Un último adiós al Papa Francisco

Hoy vimos la misa litúrgica y el homenaje que se le dio al Papa Francisco en la Plaza de la Basílica de San Pedro en Roma.
Una misa solemne llena de detalles que nos recuerdan la importancia de la Iglesia Católica, del Papa como figura líder y emblemática, y como jefe de Estado del Vaticano.
Una ceremonia sencilla pero profundamente emotiva, con el corazón de muchos algo encogido, y que nos llena de recogimiento, reflexión y gratitud por su vida de servicio.
Ver a los cardenales en fila en la nave central de la Basílica de San Pedro, a la entrada y a la salida del féretro que carga el cuerpo del Papa Francisco, a los jefes de Estado, las casas reales, los sacerdotes y religiosos, los fieles y las miles de personas allí presentes —más los millones que lo vimos por televisión—, fue un testimonio del alcance universal de su mensaje de humildad, esperanza y misericordia.
El silencio fue un lenguaje sagrado durante la ceremonia: un silencio profundo, respetuoso, casi sobrecogedor, que parecía envolver la Plaza y la Basílica como un manto de oración. No era un silencio vacío, sino un silencio lleno de amor, de admiración y de despedida.

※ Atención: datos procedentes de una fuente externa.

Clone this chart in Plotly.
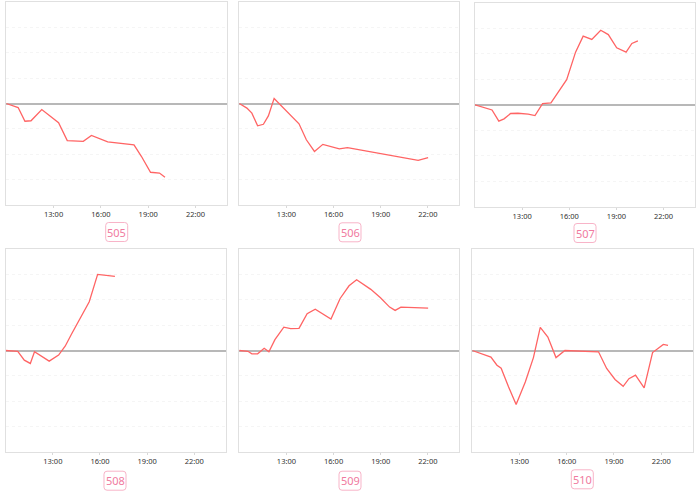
import plotly.graph_objects as go

tick_vals = [13, 16, 19, 22]
tick_text = ["13:00", "16:00", "19:00", "22:00"]

labels = ["505", "506", "507", "508", "509", "510"]

t505 = ["10:00", "10:45", "11:11", "11:34", "12:15", "13:19", "13:52", "14:53", "15:24", "16:26", "18:06", "18:34", "19:09", "19:43", "20:04"]
v505 = [0, -0.16, -0.70, -0.68, -0.24, -0.76, -1.46, -1.49, -1.26, -1.51, -1.63, -2.08, -2.71, -2.74, -2.91]

t506 = ["10:00", "10:29", "10:48", "11:10", "11:32", "11:51", "12:13", "13:48", "14:16", "14:47", "15:19", "16:22", "16:53", "21:23", "22:01"]
v506 = [0, -0.18, -0.38, -0.88, -0.82, -0.49, 0.20, -0.80, -1.43, -1.89, -1.61, -1.79, -1.74, -2.24, -2.13]

t507 = ["10:00", "11:05", "11:31", "11:51", "12:16", "12:44", "13:23", "13:49", "14:18", "14:50", "15:50", "16:24", "16:53", "17:26", "18:00", "18:29", "19:01", "19:37", "19:59", "20:22"]
v507 = [0, -0.20, -0.64, -0.55, -0.34, -0.33, -0.36, -0.42, 0.05, 0.08, 0.99, 2.07, 2.70, 2.57, 2.93, 2.76, 2.24, 2.07, 2.41, 2.51]

t508 = ["10:00", "10:46", "11:11", "11:34", "11:50", "12:46", "13:22", "13:47", "14:12", "14:44", "15:19", "15:51", "16:57"]
v508 = [0, -0.03, -0.38, -0.51, -0.05, -0.42, -0.18, 0.17, 0.66, 1.26, 1.92, 3.0, 2.92]

t509 = ["10:00", "10:33", "10:48", "11:10", "11:35", "11:53", "12:16", "12:50", "13:16", "13:48", "14:19", "14:50", "15:50", "16:25", "16:59", "17:28", "18:22", "18:59", "19:34", "19:55", "20:17", "22:01"]
v509 = [0, -0.03, -0.13, -0.13, 0.09, -0.05, 0.43, 0.92, 0.86, 0.87, 1.45, 1.63, 1.24, 2.05, 2.55, 2.79, 2.41, 2.08, 1.71, 1.58, 1.71, 1.67]

t510 = ["10:00", "10:31", "11:11", "11:34", "11:50", "12:18", "12:47", "13:22", "13:53", "14:19", "14:48", "15:19", "15:53", "18:01", "18:32", "19:04", "19:35", "19:57", "20:22", "20:55", "21:27", "22:08", "22:26"]
v510 = [0, -0.12, -0.26, -0.58, -0.70, -1.43, -2.13, -1.24, -0.28, 0.91, 0.53, -0.28, 0, -0.05, -0.71, -1.14, -1.41, -1.11, -0.97, -1.47, -0.08, 0.24, 0.20]

series = [(t505, v505), (t506, v506), (t507, v507), (t508, v508), (t509, v509), (t510, v510)]


def to_hours(ts):
    return [int(s[:2]) + int(s[3:]) / 60 for s in ts]


W, H = 700, 494
# plot areas in pixels: (left, right, top, bottom)
boxes = [
    (6.3, 227, 2, 205),
    (239.3, 459.3, 2, 205),
    (475, 695, 3, 206.7),
    (5.7, 225.7, 249, 452),
    (239.3, 459.3, 249, 452),
    (472.3, 692.7, 249, 452),
]
label_pos = [(116.7, 232), (350, 232.3), (585, 233), (115, 480.7), (350, 480.7), (582.3, 479.3)]

LINE = "#ff6464"
fig = go.Figure()
for i, ((ts, vs), (l, r, t, b)) in enumerate(zip(series, boxes)):
    n = "" if i == 0 else str(i + 1)
    fig.add_trace(go.Scatter(x=to_hours(ts), y=vs, mode="lines",
                             line=dict(color=LINE, width=1.3),
                             xaxis="x" + n, yaxis="y" + n, showlegend=False,
                             hoverinfo="skip"))
    fig.layout["xaxis" + n] = dict(
        domain=[l / W, r / W], anchor="y" + n, range=[10, 24],
        tickvals=tick_vals, ticktext=tick_text, showgrid=False,
        zeroline=False, showline=True, mirror=True, linecolor="#e0e0e0", linewidth=1,
        ticks="outside", ticklen=2, tickcolor="#d8d8d8",
        tickfont=dict(size=7.5, color="#333333", family="Noto Sans"),
        fixedrange=True)
    fig.layout["yaxis" + n] = dict(
        domain=[1 - b / H, 1 - t / H], anchor="x" + n, range=[-4, 4],
        dtick=1, showticklabels=False, showgrid=True, gridcolor="#f5f5f5",
        griddash="dot", gridwidth=1,
        zeroline=True, zerolinecolor="#b8b8b8", zerolinewidth=1.5,
        showline=True, mirror=True, linecolor="#e0e0e0", linewidth=1,
        fixedrange=True)

# rounded label boxes
bw, bh, rr = 22, 19, 3
for lab, (cx, cy) in zip(labels, label_pos):
    x0, x1 = (cx - bw / 2), (cx + bw / 2)
    y0, y1 = (cy - bh / 2), (cy + bh / 2)

    def P(x, y):
        return f"{x / W:.5f},{1 - y / H:.5f}"
    path = (f"M {P(x0 + rr, y0)} L {P(x1 - rr, y0)} Q {P(x1, y0)} {P(x1, y0 + rr)} "
            f"L {P(x1, y1 - rr)} Q {P(x1, y1)} {P(x1 - rr, y1)} "
            f"L {P(x0 + rr, y1)} Q {P(x0, y1)} {P(x0, y1 - rr)} "
            f"L {P(x0, y0 + rr)} Q {P(x0, y0)} {P(x0 + rr, y0)} Z")
    fig.add_shape(type="path", path=path, xref="paper", yref="paper",
                  line=dict(color="#f8b4c8", width=1), fillcolor="white")
    fig.add_annotation(x=cx / W, y=1 - cy / H, xref="paper", yref="paper",
                       xanchor="center", yanchor="middle",
                       text=lab, showarrow=False,
                       font=dict(size=11, color="#f07aa0", family="Noto Sans"))

fig.update_layout(width=W, height=H, margin=dict(l=0, r=0, t=0, b=0),
                  paper_bgcolor="white", plot_bgcolor="white")
fig.write_html("out.html", config={"displayModeBar": False},
               post_script="document.body.style.margin='0px';")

Y cuando el féretro inició su trayecto desde la Plaza de San Pedro hasta la Basílica de Santa María la Mayor, el mundo acompañó con un respeto reverente. A lo largo del recorrido, el silencio era interrumpido a lo largo del camino por aplausos espontáneos: no eran aplausos de celebración, sino de agradecimiento, de reconocimiento, de amor. Cada aplauso era una oración, una lágrima transformada en sonido, una manera de decir «gracias» a quien durante tantos años fue pastor y guía de millones.

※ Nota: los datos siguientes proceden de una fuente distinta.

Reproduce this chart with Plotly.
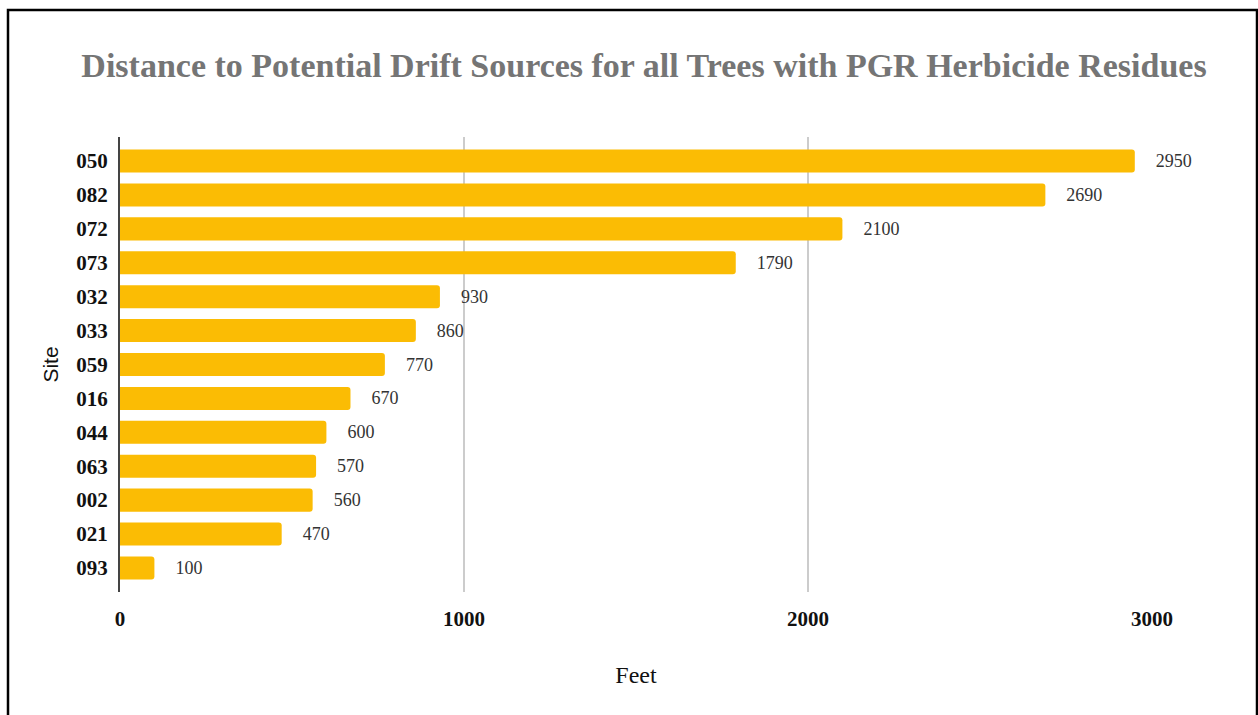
import plotly.graph_objects as go

sites = ["050", "082", "072", "073", "032", "033", "059", "016", "044", "063", "002", "021", "093"]
feet = [2950, 2690, 2100, 1790, 930, 860, 770, 670, 600, 570, 560, 470, 100]
x_ticks = [0, 1000, 2000, 3000]

W, H = 1258, 715
L, R, T, B = 120, 106, 137, 123
pw, ph = W - L - R, H - T - B

def px_x(px):
    return (px - L) / pw

def px_y(py):
    return (H - B - py) / ph

serif = "Liberation Serif"

fig = go.Figure(go.Bar(
    x=feet, y=sites, orientation="h",
    marker=dict(color="#FBBC04", line=dict(width=0), cornerradius=3),
    text=[f"\u00a0\u00a0\u00a0\u00a0{v}" for v in feet],
    textposition="outside",
    textfont=dict(family=serif, size=18, color="#333333"),
    cliponaxis=False,
    hoverinfo="skip",
))

fig.update_layout(
    width=W, height=H,
    margin=dict(l=L, r=R, t=T, b=B),
    paper_bgcolor="white", plot_bgcolor="white",
    bargap=0.32,
    showlegend=False,
    title=dict(
        text="<b>Distance to Potential Drift Sources for all Trees with PGR Herbicide Residues</b>",
        font=dict(family=serif, size=34, color="#757575"),
        x=px_x(644), xref="paper", xanchor="center",
        y=1 - 65 / H, yref="container", yanchor="middle",
    ),
    xaxis=dict(
        range=[0, 3000], tickvals=x_ticks, ticktext=[str(v) for v in x_ticks],
        showgrid=True, gridcolor="#cccccc", gridwidth=1.5,
        zeroline=False, showline=False,
        tickfont=dict(family=serif, size=21, color="#111111", weight="bold"),
        ticklabelstandoff=12,
        title=dict(text="Feet", font=dict(family=serif, size=24, color="#111111"), standoff=36),
    ),
    yaxis=dict(
        categoryorder="array", categoryarray=sites,
        range=[12.71, -0.71],
        showgrid=False, zeroline=False,
        showline=True, linecolor="#444444", linewidth=2, layer="below traces",
        tickfont=dict(family=serif, size=21, color="#111111", weight="bold"),
        ticklabelstandoff=6,
        title=dict(text="Site", font=dict(family="Liberation Sans", size=21, color="#111111"), standoff=12),
    ),
    shapes=[dict(
        type="rect", xref="paper", yref="paper",
        x0=px_x(8), x1=px_x(1257), y0=px_y(725), y1=px_y(10),
        line=dict(color="black", width=2.5), fillcolor="rgba(0,0,0,0)", layer="above",
    )],
)

fig.write_html("out.html")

Uno de los gestos más conmovedores ocurrió en la Plaza: los encargados de portar el féretro, al llegar a un punto frente al pueblo reunido, se detuvieron e inclinaron solemnemente el ataúd hacia los fieles. Un gesto sencillo pero inmenso, que simbolizó el último saludo del Papa Francisco a su pueblo, una inclinación de amor y de bendición, como si aún en su partida quisiera acercarse una vez más a quienes había servido toda su vida. Era, también, una señal de humildad y de gratitud: un último acto de entrega hacia su Iglesia y hacia el mundo entero.
El Papa…
El Papa que eligió el nombre de Francisco para recordarnos la necesidad de cuidar a los pobres, a la naturaleza y a los más olvidados.
El Papa que tendió puentes entre religiones, culturas y generaciones.
El Papa que nos enseñó, con su sonrisa serena y sus gestos sencillos, que el poder verdadero es el del amor y la compasión.
El Papa que abrazó a los enfermos, que buscó la paz en un mundo dividido, y que nos recordó que la fe auténtica se vive en las acciones cotidianas.
Hoy Roma y el mundo entero se detuvieron. El eco de las campanas, los cantos sagrados, los silencios profundos y los aplausos del corazón… todo hablaba del agradecimiento a un hombre que supo ser siervo de todos.
Hoy no solo despedimos a un Papa; despedimos a un amigo de los que más sufren, a un pastor que caminó con su pueblo, a un testigo de la esperanza.
Su legado quedará para siempre en quienes creímos en su mensaje:
«Recen por mí», nos pidió siempre.
Hoy, Papa Francisco, rezamos por usted, y le damos gracias por habernos enseñado a caminar con fe, con humildad, y con amor.